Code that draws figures
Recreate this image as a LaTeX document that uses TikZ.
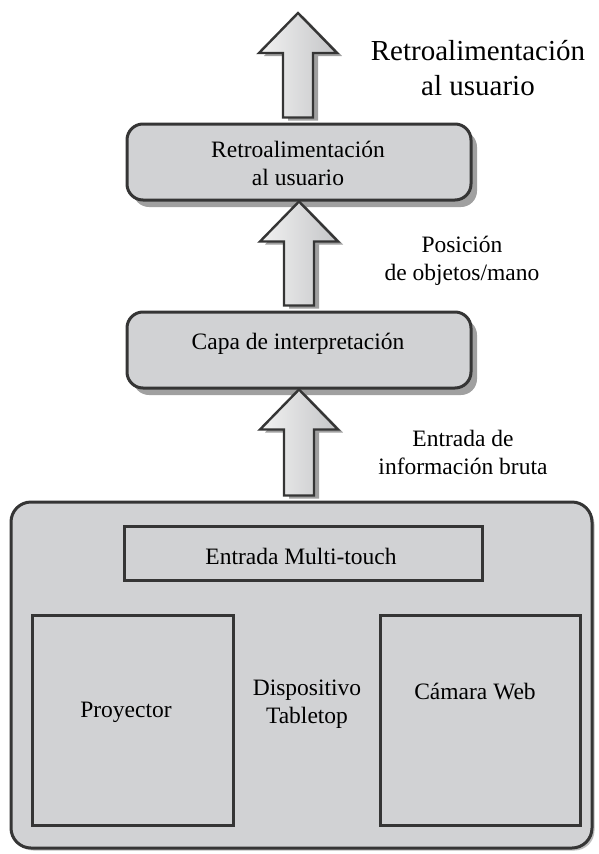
\documentclass[tikz,border=0pt]{standalone}
\usepackage{fontspec}
\setmainfont{Liberation Serif}
\usetikzlibrary{shadows,calc}
\definecolor{boxfill}{HTML}{D1D2D4}
\definecolor{edge}{HTML}{353535}
\definecolor{shade}{HTML}{A0A0A0}
\definecolor{arrowlight}{HTML}{F2F2F2}
\definecolor{arrowdark}{HTML}{C4C5C7}
\tikzset{
  txt/.style={font=\fontsize{23.5}{28}\selectfont, align=center, text=black},
  bigtxt/.style={font=\fontsize{29}{35}\selectfont, align=center, text=black},
  layerbox/.style={draw=edge, line width=3pt, fill=boxfill, rounded corners=16pt,
    minimum width=344pt, minimum height=76pt, inner sep=0pt,
    drop shadow={shadow xshift=6pt, shadow yshift=-7pt, fill=shade, opacity=1}},
  devicebox/.style={draw=edge, line width=3pt, fill=boxfill, rounded corners=20pt,
    minimum width=581pt, minimum height=346pt, inner sep=0pt,
    drop shadow={shadow xshift=2.5pt, shadow yshift=-2.5pt, fill=shade!70, opacity=1}},
  partbox/.style={draw=edge, line width=3pt, fill=boxfill, inner sep=0pt},
  blockarrow/.style={draw=edge, line width=2.4pt, line join=miter,
    left color=arrowlight, right color=arrowdark,
    drop shadow={shadow xshift=5pt, shadow yshift=-3pt, fill=shade, opacity=1}}
}
\newcommand\blockarr[2]{%
  \path[blockarrow] let \p1=(#1), \p2=(#2) in
    (\x1,\y1) -- (\x1+39pt,\y1-40pt) -- (\x1+15pt,\y1-40pt) -- (\x1+15pt,\y2+5pt)
    -- (\x1-15pt,\y2+5pt) -- (\x1-15pt,\y1-40pt) -- (\x1-39pt,\y1-40pt) -- cycle;}
\begin{document}
\begin{tikzpicture}[x=1pt,y=-1pt]
\useasboundingbox (0,0) rectangle (598,854);

% device
\node[devicebox] (device) at (301.5,675) {};
\node[partbox, minimum width=358pt, minimum height=54pt] (multi) at (303,553) {};
\node[txt] (multitxt) at (301,556) {Entrada Multi-touch};
\node[partbox, minimum width=201pt, minimum height=210pt] (proy) at (132.5,720) {};
\node[txt] (proytxt) at (126,712) {Proyector};
\node[partbox, minimum width=200pt, minimum height=210pt] (cam) at (480,720) {};
\node[txt] (camtxt) at (475,691) {Cámara Web};
\node[txt] (devtxt) at (307,704) {Dispositivo\\Tabletop};

% layers
\node[layerbox] (capa) at (299,350) {};
\node[txt] (capatxt) at (298,344) {Capa de interpretación};
\node[layerbox] (retro) at (299,162) {};
\node[txt] (retrotxt) at (298,163) {Retroalimentación\\al usuario};

% arrows
\coordinate (toptip) at (298,13);
\blockarr{capa.south}{device.north}
\blockarr{retro.south}{capa.north}
\blockarr{toptip}{retro.north}

% side labels
\node[bigtxt] (lbltop) at (478,68) {Retroalimentación\\al usuario};
\node[txt] (lblpos) at (462,261) {Posición\\de objetos/mano};
\node[txt] (lblin) at (463,452) {Entrada de\\información bruta};
\end{tikzpicture}
\end{document}
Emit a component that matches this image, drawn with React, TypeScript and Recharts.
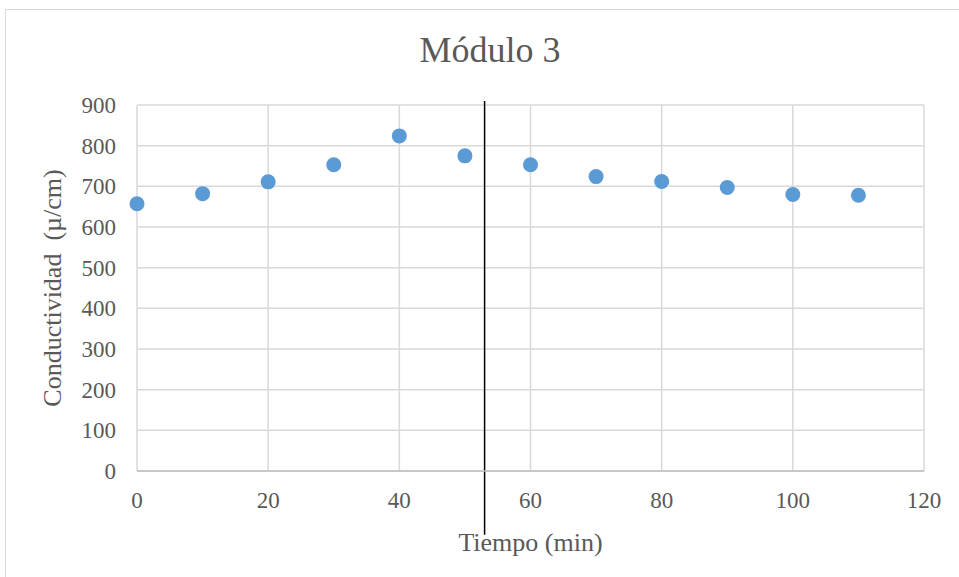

| Your objective |
Restate the whole listing above exactly, please, omitting every image.

| Solution to this exercise |
Recreate this image as a LaTeX document that uses TikZ.
\documentclass[tikz,border=0pt]{standalone}
\usepackage{fontspec}
\setmainfont{Liberation Serif}
\usetikzlibrary{shadows,calc}
\definecolor{boxfill}{HTML}{D1D2D4}
\definecolor{edge}{HTML}{353535}
\definecolor{shade}{HTML}{A0A0A0}
\definecolor{arrowlight}{HTML}{F2F2F2}
\definecolor{arrowdark}{HTML}{C4C5C7}
\tikzset{
  txt/.style={font=\fontsize{23.5}{28}\selectfont, align=center, text=black},
  bigtxt/.style={font=\fontsize{29}{35}\selectfont, align=center, text=black},
  layerbox/.style={draw=edge, line width=3pt, fill=boxfill, rounded corners=16pt,
    minimum width=344pt, minimum height=76pt, inner sep=0pt,
    drop shadow={shadow xshift=6pt, shadow yshift=-7pt, fill=shade, opacity=1}},
  devicebox/.style={draw=edge, line width=3pt, fill=boxfill, rounded corners=20pt,
    minimum width=581pt, minimum height=346pt, inner sep=0pt,
    drop shadow={shadow xshift=2.5pt, shadow yshift=-2.5pt, fill=shade!70, opacity=1}},
  partbox/.style={draw=edge, line width=3pt, fill=boxfill, inner sep=0pt},
  blockarrow/.style={draw=edge, line width=2.4pt, line join=miter,
    left color=arrowlight, right color=arrowdark,
    drop shadow={shadow xshift=5pt, shadow yshift=-3pt, fill=shade, opacity=1}}
}
\newcommand\blockarr[2]{%
  \path[blockarrow] let \p1=(#1), \p2=(#2) in
    (\x1,\y1) -- (\x1+39pt,\y1-40pt) -- (\x1+15pt,\y1-40pt) -- (\x1+15pt,\y2+5pt)
    -- (\x1-15pt,\y2+5pt) -- (\x1-15pt,\y1-40pt) -- (\x1-39pt,\y1-40pt) -- cycle;}
\begin{document}
\begin{tikzpicture}[x=1pt,y=-1pt]
\useasboundingbox (0,0) rectangle (598,854);

% device
\node[devicebox] (device) at (301.5,675) {};
\node[partbox, minimum width=358pt, minimum height=54pt] (multi) at (303,553) {};
\node[txt] (multitxt) at (301,556) {Entrada Multi-touch};
\node[partbox, minimum width=201pt, minimum height=210pt] (proy) at (132.5,720) {};
\node[txt] (proytxt) at (126,712) {Proyector};
\node[partbox, minimum width=200pt, minimum height=210pt] (cam) at (480,720) {};
\node[txt] (camtxt) at (475,691) {Cámara Web};
\node[txt] (devtxt) at (307,704) {Dispositivo\\Tabletop};

% layers
\node[layerbox] (capa) at (299,350) {};
\node[txt] (capatxt) at (298,344) {Capa de interpretación};
\node[layerbox] (retro) at (299,162) {};
\node[txt] (retrotxt) at (298,163) {Retroalimentación\\al usuario};

% arrows
\coordinate (toptip) at (298,13);
\blockarr{capa.south}{device.north}
\blockarr{retro.south}{capa.north}
\blockarr{toptip}{retro.north}

% side labels
\node[bigtxt] (lbltop) at (478,68) {Retroalimentación\\al usuario};
\node[txt] (lblpos) at (462,261) {Posición\\de objetos/mano};
\node[txt] (lblin) at (463,452) {Entrada de\\información bruta};
\end{tikzpicture}
\end{document}
Emit a component that matches this image, drawn with React, TypeScript and Recharts.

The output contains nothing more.